Osman dayı; ayakkabıyı arkasına basarak giyen, elinde tespih, sandalyede otururken ayağının birini altına alan, göbekli, sıcakkanlı, şakacı bir delikanlıdır.
DURAĞANLI TAKSİCİ OSMAN DAYI
Bundan yaklaşık on iki yıl evvel başladığım Sinop araştırmaları için sahada pek çok insan tanıdım. Zamanım elverdiği ölçüde bunlardan birkaçını sizlerle paylaştım. Bu yazıda size Durağanlı Taksici Osman dayıyı anlatacağım. Osman dayının bendeki yeri çok farklı. Çalışmalarıma ilk Durağan'dan başladığım için Sinop'ta tanıdığım ilk kişi de Osman dayı oldu. Yolları sormak için uğradığım taksi durağında yöresel konuşmasıyla ve anlattığı mukallit hikâyeyle doğal, sıcak bir insanla karşılaştım. Hatırşinas yapısından dolayı onunla daha sonra da görüşüp "ebbablığımız"ı ilerlettik.

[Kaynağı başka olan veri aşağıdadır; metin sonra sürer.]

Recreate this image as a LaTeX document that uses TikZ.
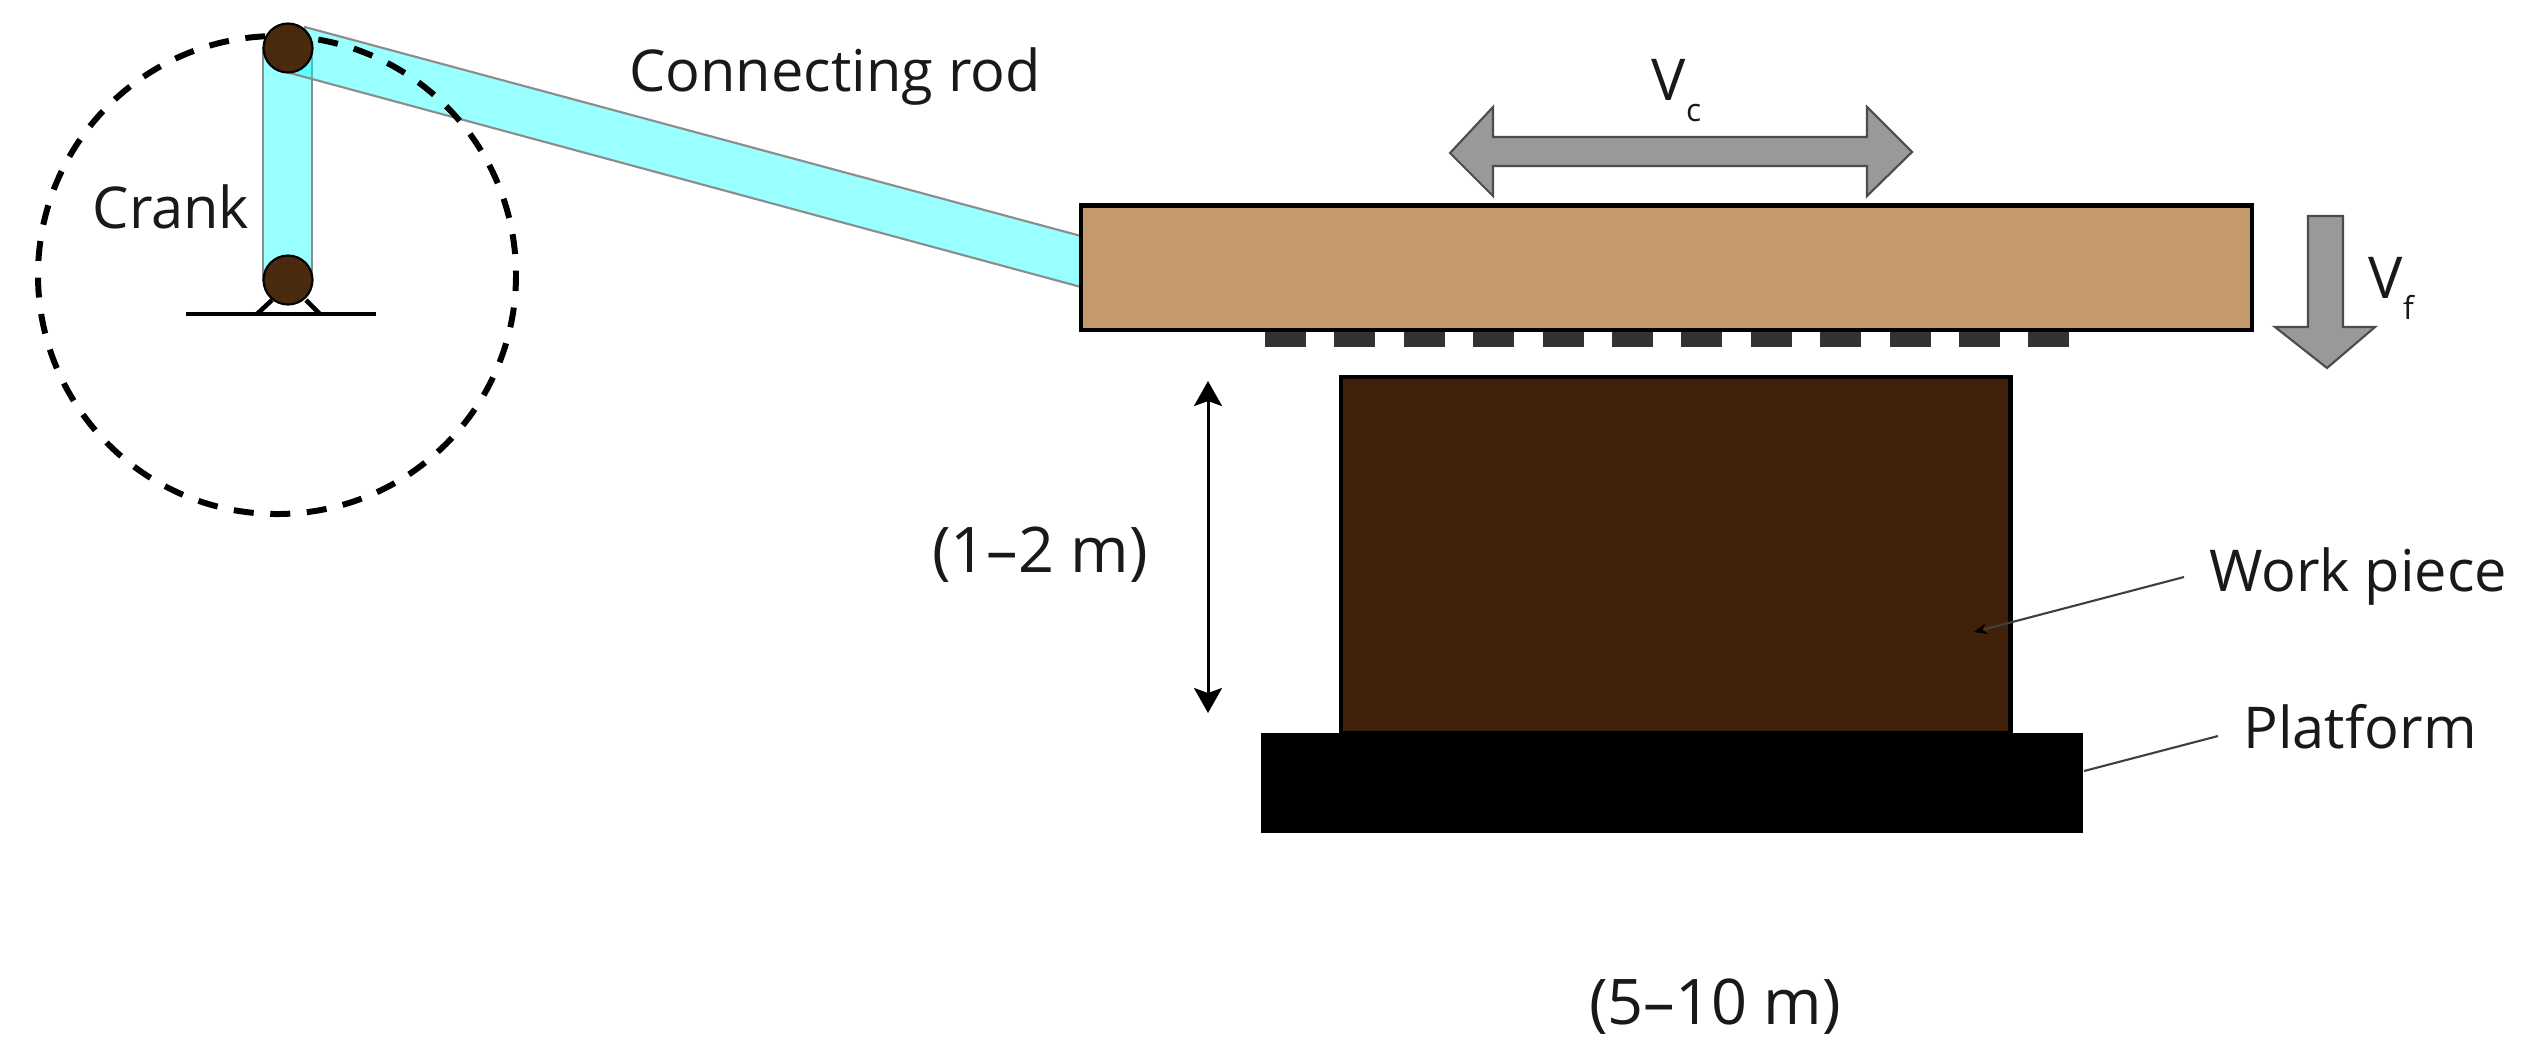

Onun çok güzel özellikleri var. Ama en güzeli Durağan’a yaptığı onlarca çeşme olmuştur. Hafta sonu ve boş zamanlarında dağlara çıkarak su gözü arar. Nerde bir su bulsa, dağ taş demeden hemen oraya bir çeşme yapar. Durağan'ın buzdan soğuk, baldan tatlı, ab-ı hayat suyunu çeşmelerle buluşturur. Suyun boşa akıp gitmesine gönlü razı olmaz.
Bazen yol kenarına bazen en ücra dağ başına kurt, kuş, börtü, böcek, kelebek, arı hepsi içsin diye çeşme yapar; onları hayır-hasenat için ve ölmüşleri ruhuna bağışlar... Bu çeşmeleri boş bırakmaz, arada bir ziyaret eder, bakımını yapar. Suyundan doldurduğu semaverle çayını demler, sohbet eder, dertleşir. Onları çocuklarıyla bir tutar.
Gönlü zengindir. Belki okul, cami, bina yaptıramaz ama kendi imkânınca çeşmeler yapar. Kafayı çeşmeye takmıştır bir kere. Elinden en iyi bu çeşme işi gelir. Gençliğinde inşaatlarda çalışması işini kolaylaştırır...
Onun ayrıca hocalığı da vardır. Gençlerin kötü yollara düşmesine, kaybolup harcanmasına da razı gelemez. Onlarla spor yapar, koşar, dövüşür, boks öğretir, şakalaşır… Talebelerim diye hitap ettiği öğrencilerini yarışlara hazırlar, hocalık yapar.